>INDIA APRIL 2009 INDSUTRIAL PRODUCTION (GOLDMAN SACHS)
India April industrial production: A higher-than-expected up-tick The Industrial Production Index (IP) rose 1.4% yoy in April versus a (upwardly revised) 0.8% yoy fall in March. The positive IP growth was above the consensus forecast of a 0.1% yoy decline and our expectation of a 0.9% yoy expansion. The monthly momentum (seasonally-adjusted) rose 1.8% mom in April versus a 0.5% mom decline in March (see Exhibit 1).
Both the capital and consumer goods indices showed sequential up-ticks. The Capital Goods Index grew 1.6% mom s.a. versus a 9.1% mom decline in March. This was in line with the Infrastructure Index, which rose 4.3% yoy in April. Production of consumer goods rose 0.8% mom in April versus a decline of 2.9% mom in March. However, on a yearly basis, both the capital and consumer goods indices continued to be in negative territory.
We expect a pickup in activity in 2HFY10. Several large investment plans that were mothballed in part due to election-related uncertainties will likely be put back in place. There are several other reasons which suggest to us that there will be an improvement in investment demand in 2HFY10. Domestic demand indicators such as the Purchasing Manager’s Index, the Infrastructure Index and cement dispatches have shown substantial up-ticks recently. Financial conditions have eased considerably. Historical peak-to-trough declines in the investment cycle suggest a bottoming out in the first half of 2009, and the economy continues to have significant pent-up demand for investment, especially in infrastructure and in affordable housing. Our GDP growth forecast for FY10 is at 5.8% with risks now to the upside.
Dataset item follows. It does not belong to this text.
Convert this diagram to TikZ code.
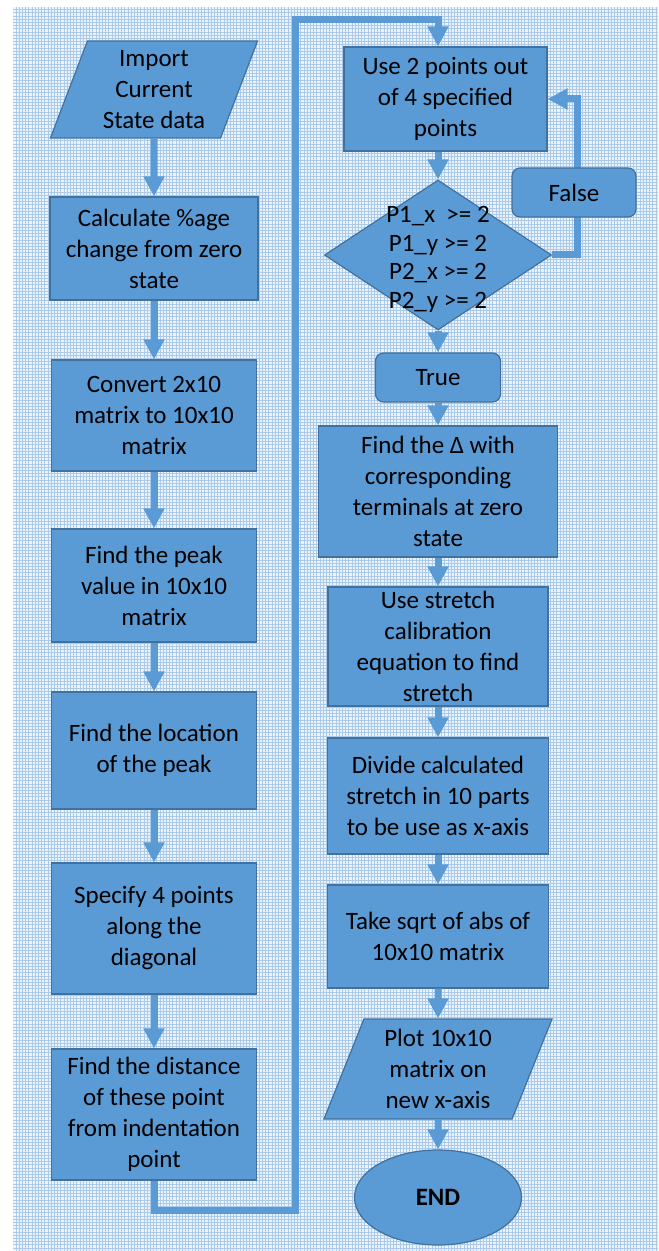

We think monetary policy easing is at an end. Policy rates have come down aggressively and there is excess liquidity in the system. We expect the INR to appreciate further against the USD as the stable government and relatively resilient domestic demand become key catalysts for foreign inflows, deleveraging pressures easing further and the basic balance of payments turning positive in FY10 due to the trade deficit narrowing. Our USD/INR targets are at 47.3, 46 and 44.7 over 3, 6 and 12-month horizons.